Aim of the task: Find the number of lines containing the string "chart" in the data. Answer with the number by itself.

_ _ _ _ _ _ _

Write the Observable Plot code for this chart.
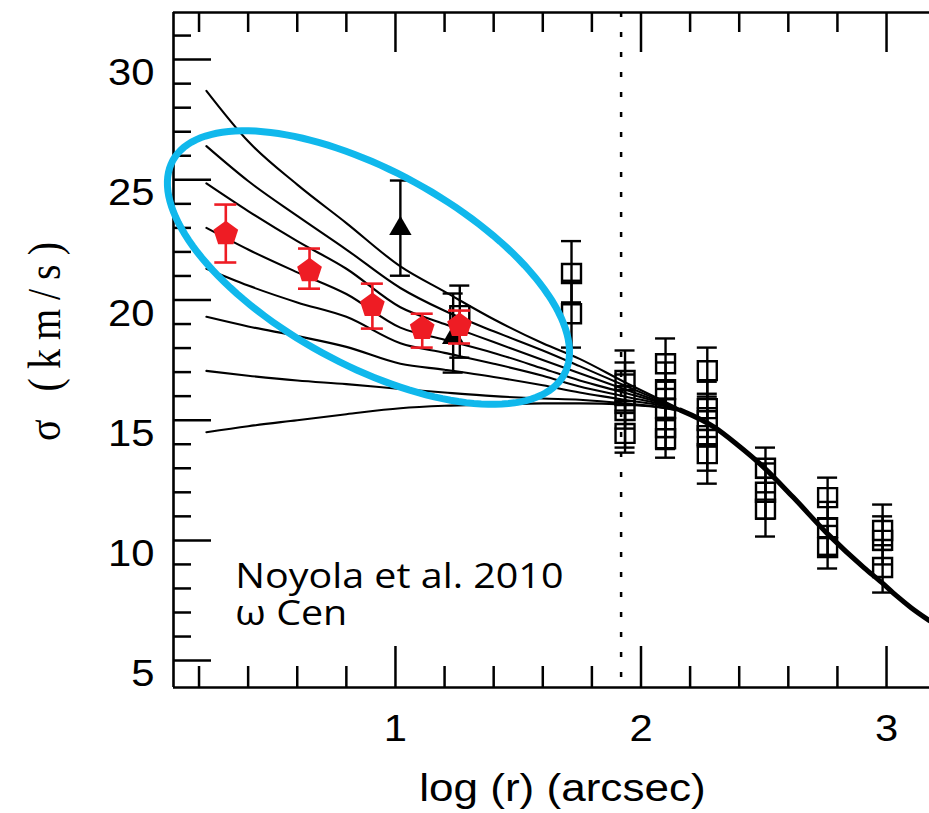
<!DOCTYPE html>
<html>
<head>
<meta charset="utf-8">
<script src="https://cdn.jsdelivr.net/npm/d3@7"></script>
<script src="https://cdn.jsdelivr.net/npm/@observablehq/plot@0.6"></script>
<style>
  html, body { margin: 0; padding: 0; background: #fff; }
  #chart svg { display: block; }
</style>
</head>
<body>
<div id="chart"></div>
<script>
// ---------- axes ----------
const xDomain = [0.096, 3.175];
const yDomain = [3.88, 31.96];
const xLabelTicks = [1, 2, 3];
const xMinorTicks = [0.2, 0.4, 0.6, 0.8, 1.2, 1.4, 1.6, 1.8, 2.2, 2.4, 2.6, 2.8];
const yLabelTicks = [5, 10, 15, 20, 25, 30];
const yMinorTicks = [6, 7, 8, 9, 11, 12, 13, 14, 16, 17, 18, 19, 21, 22, 23, 24, 26, 27, 28, 29, 31];
const xTitle = "log (r) (arcsec)";
const yTitle = "σ (km/s)";
const noteLines = ["Noyola et al. 2010", "ω Cen"];

// ---------- model curves (log r, sigma) ----------
const curveX = [0.23, 0.4, 0.6, 0.8, 1.02, 1.2, 1.4, 1.6, 1.75, 1.93, 2.16, 2.3];
const model1 = [28.7, 26.6, 24.8, 23.2, 21.4, 20.35, 19.2, 18.2, 17.55, 16.6, 15.45, 14.7];
const model2 = [26.4, 24.95, 23.5, 22.1, 20.5, 19.55, 18.7, 17.9, 17.25, 16.45, 15.44, 14.7];
const model3 = [24.85, 23.7, 22.45, 21.3, 19.7, 19.0, 18.25, 17.5, 16.95, 16.3, 15.43, 14.7];
const model4 = [23.0, 22.1, 21.15, 20.25, 18.85, 18.35, 17.8, 17.15, 16.65, 16.15, 15.42, 14.7];
const model5 = [21.3, 20.6, 19.9, 19.3, 18.2, 17.8, 17.35, 16.85, 16.4, 16.0, 15.41, 14.7];
const model6 = [19.3, 18.9, 18.5, 18.05, 17.35, 17.1, 16.8, 16.45, 16.15, 15.85, 15.4, 14.7];
const model7 = [17.05, 16.85, 16.65, 16.5, 16.3, 16.15, 16.0, 15.9, 15.85, 15.7, 15.39, 14.7];
const model8 = [14.5, 14.75, 15.0, 15.25, 15.5, 15.6, 15.65, 15.7, 15.7, 15.65, 15.38, 14.7];
const tailX = [2.16, 2.3, 2.39, 2.5, 2.62, 2.76, 2.91, 2.98, 3.04, 3.1, 3.175];
const tailY = [15.42, 14.7, 14.0, 13.04, 11.79, 10.27, 8.85, 8.25, 7.7, 7.2, 6.66];
const coreRadius = 1.919;   // dotted vertical line

// ---------- open squares (ground-based data) ----------
const sqX  = [1.717, 1.717, 1.935, 1.935, 1.935, 1.935, 2.10, 2.10, 2.10, 2.10, 2.10, 2.27, 2.27, 2.27, 2.27, 2.27, 2.507, 2.507, 2.507, 2.76, 2.76, 2.76, 2.984, 2.984, 2.984, 1.262];
const sqY  = [21.1, 19.43, 16.65, 16.02, 15.4, 14.45, 17.35, 16.27, 15.48, 14.69, 14.23, 17.06, 15.48, 14.98, 14.36, 13.61, 13.0, 12.0, 11.3, 11.78, 10.53, 9.7, 10.41, 10.0, 8.87, 19.35];
const sqLo = [19.9, 18.02, 15.4, 14.65, 13.86, 13.65, 16.3, 15.1, 14.3, 13.44, 13.8, 15.98, 14.3, 13.9, 12.36, 12.9, 12.0, 10.9, 10.16, 10.9, 9.4, 8.83, 9.6, 9.0, 7.83, 17.6];
const sqHi = [22.45, 20.8, 17.9, 17.4, 16.9, 15.3, 18.4, 17.4, 16.6, 15.9, 15.0, 18.02, 16.6, 16.1, 15.5, 14.6, 13.86, 13.2, 12.6, 12.61, 11.6, 10.6, 11.49, 11.0, 9.8, 20.6];

// ---------- filled triangles ----------
const triX  = [1.020, 1.235];
const triY  = [22.97, 18.44];
const triLo = [21.01, 16.98];
const triHi = [24.97, 20.27];

// ---------- red pentagons (HST data) ----------
const redX  = [0.309, 0.650, 0.906, 1.109, 1.261];
const redY  = [22.76, 21.22, 19.77, 18.81, 18.94];
const redLo = [21.56, 20.47, 18.81, 18.02, 18.19];
const redHi = [23.97, 22.14, 20.68, 19.43, 19.56];

// ---------- annotation ellipse ----------
const ellipseCenter = {x: 0.89, y: 21.35};

// ---------- layout / style ----------
const W = 929, H = 813, mL = 173, mR = 0, mT = 12, mB = 126;
const innerW = W - mL - mR, innerH = H - mT - mB;
const RED = "#ee1c24", CYAN = "#10b8ec";
const STRETCH = 1.16;

const curves = [model1, model2, model3, model4, model5, model6, model7, model8];
const curveRows = curves.flatMap((ys, k) => curveX.map((x, i) => ({x, y: ys[i], id: k})));
const tailRows = tailX.map((x, i) => ({x, y: tailY[i]}));
const rows = (X, Y, L, Hh) => X.map((x, i) => ({x, y: Y[i], lo: L[i], hi: Hh[i]}));
const squares = rows(sqX, sqY, sqLo, sqHi);
const triangles = rows(triX, triY, triLo, triHi);
const reds = rows(redX, redY, redLo, redHi);

function errorBars(data, color, half, sw) {
  return [
    Plot.ruleX(data, {x: "x", y1: "lo", y2: "hi", stroke: color, strokeWidth: sw}),
    Plot.ruleY(data, {y: "lo", x1: "x", x2: "x", insetLeft: -half, insetRight: -half, stroke: color, strokeWidth: sw}),
    Plot.ruleY(data, {y: "hi", x1: "x", x2: "x", insetLeft: -half, insetRight: -half, stroke: color, strokeWidth: sw})
  ];
}

const pentagon = {
  draw(ctx, size) {
    const R = Math.sqrt(size / Math.PI);
    for (let k = 0; k < 5; k++) {
      const a = -Math.PI / 2 + k * 2 * Math.PI / 5;
      const px = R * Math.cos(a), py = R * Math.sin(a);
      if (k) ctx.lineTo(px, py); else ctx.moveTo(px, py);
    }
    ctx.closePath();
  }
};
const ellipseShape = {
  draw(ctx) {
    const rx = 223, ry = 97, N = 144;
    for (let i = 0; i <= N; i++) {
      const t = 2 * Math.PI * i / N;
      const px = rx * Math.cos(t), py = ry * Math.sin(t);
      if (i) ctx.lineTo(px, py); else ctx.moveTo(px, py);
    }
    ctx.closePath();
  }
};

const noteRows = [{x: 0.348, y: 6.5, t: noteLines.join("\n")}];

const chart = Plot.plot({
  width: W, height: H,
  marginLeft: mL, marginRight: mR, marginTop: mT, marginBottom: mB,
  x: {domain: xDomain},
  y: {domain: yDomain},
  style: {fontFamily: "'Liberation Sans', Arial, sans-serif", background: "#fff", color: "#000"},
  marks: [
    // inward ticks
    Plot.ruleX(xMinorTicks, {x: d => d, insetTop: innerH - 21, strokeWidth: 2.5}),
    Plot.ruleX(xLabelTicks, {x: d => d, insetTop: innerH - 41, strokeWidth: 2.5}),
    Plot.ruleX(xMinorTicks, {x: d => d, insetBottom: innerH - 20, strokeWidth: 2.5}),
    Plot.ruleX(xLabelTicks, {x: d => d, insetBottom: innerH - 40, strokeWidth: 2.5}),
    Plot.ruleY(yMinorTicks, {y: d => d, insetRight: innerW - 18, strokeWidth: 2.5}),
    Plot.ruleY(yLabelTicks, {y: d => d, insetRight: innerW - 38, strokeWidth: 2.5}),
    // frame
    Plot.ruleX([xDomain[0]], {x: d => d, strokeWidth: 2.6}),
    Plot.ruleY(yDomain, {y: d => d, strokeWidth: 2.6}),
    // axes labels
    Plot.axisY(yLabelTicks, {anchor: "left", tickSize: 0, tickPadding: 19, dy: 14, fontSize: 36, label: null, tickFormat: d => String(d)}),
    Plot.axisX(xLabelTicks, {anchor: "bottom", tickSize: 0, tickPadding: 28, fontSize: 36, label: null, tickFormat: d => String(d)}),
    // dotted line
    Plot.ruleX([coreRadius], {x: d => d, strokeDasharray: "5,15", strokeWidth: 2.5}),
    // models
    Plot.line(curveRows, {x: "x", y: "y", z: "id", curve: "monotone-x", stroke: "#000", strokeWidth: 2.1}),
    Plot.line(tailRows, {x: "x", y: "y", curve: "monotone-x", stroke: "#000", strokeWidth: 5}),
    // squares
    ...errorBars(squares, "#000", 10, 2.4),
    Plot.dot(squares, {x: "x", y: "y", symbol: "square", r: 10.7, fill: "none", stroke: "#000", strokeWidth: 2.4}),
    // triangles
    ...errorBars(triangles, "#000", 10, 2.4),
    Plot.dot(triangles, {x: "x", y: "y", symbol: "triangle", r: 8.3, fill: "#000"}),
    // red pentagons
    ...errorBars(reds, RED, 11, 2.6),
    Plot.dot(reds, {x: "x", y: "y", symbol: pentagon, r: 13, fill: RED}),
    // ellipse
    Plot.dot([ellipseCenter], {x: "x", y: "y", symbol: ellipseShape, r: 1, rotate: 28.7, fill: "none", stroke: CYAN, strokeWidth: 7}),
    // text
    Plot.text(noteRows, {x: "x", y: "y", text: "t", textAnchor: "start", lineAnchor: "bottom", lineHeight: 1.08, fontFamily: "'Open Sans', sans-serif", fontSize: 34, fill: "#000"}),
    Plot.text([{x: 1.68, t: xTitle}], {x: "x", text: "t", frameAnchor: "bottom", dy: 113, lineAnchor: "bottom", textAnchor: "middle", fontSize: 38, fill: "#000"}),
    Plot.text([{y: 18.44, t: yTitle}], {y: "y", text: "t", frameAnchor: "left", dx: -128, rotate: -90, textAnchor: "middle", lineAnchor: "middle", fontFamily: "'Liberation Serif', 'Times New Roman', serif", fontSize: 40, fill: "#000"})
  ]
});

document.getElementById("chart").appendChild(chart);

// horizontal stretch of all text (the reference glyphs are wide)
chart.querySelectorAll("text").forEach(t => {
  const tr = t.getAttribute("transform");
  if (tr && /^translate\([^)]*\)/.test(tr)) {
    t.setAttribute("transform", tr.replace(/^(translate\([^)]*\))/, `$1 scale(${STRETCH},1)`));
  } else {
    const x = parseFloat(t.getAttribute("x") || 0);
    t.setAttribute("transform", `translate(${x},0) scale(${STRETCH},1) translate(${-x},0)` + (tr ? " " + tr : ""));
  }
});

// fit the rotated y title into the reference's box (screen y ~232..442, right edge x ~70)
const yt = [...chart.querySelectorAll("text")].find(t => t.textContent === yTitle);
if (yt) {
  const svgBox = chart.getBoundingClientRect();
  let r = yt.getBoundingClientRect();
  if (r.height > 0) {
    const spacing = Math.max(0, (208 - r.height) / yTitle.length);
    yt.style.letterSpacing = spacing.toFixed(2) + "px";
    r = yt.getBoundingClientRect();
    const shiftY = 337 - ((r.top + r.bottom) / 2 - svgBox.top);
    const shiftX = 71 - (r.right - svgBox.left);
    yt.setAttribute("transform", `translate(${shiftX.toFixed(2)},${shiftY.toFixed(2)}) ` + yt.getAttribute("transform"));
  }
}
</script>
</body>
</html>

_ _ _ _ _ _ _

Reply to the task: 8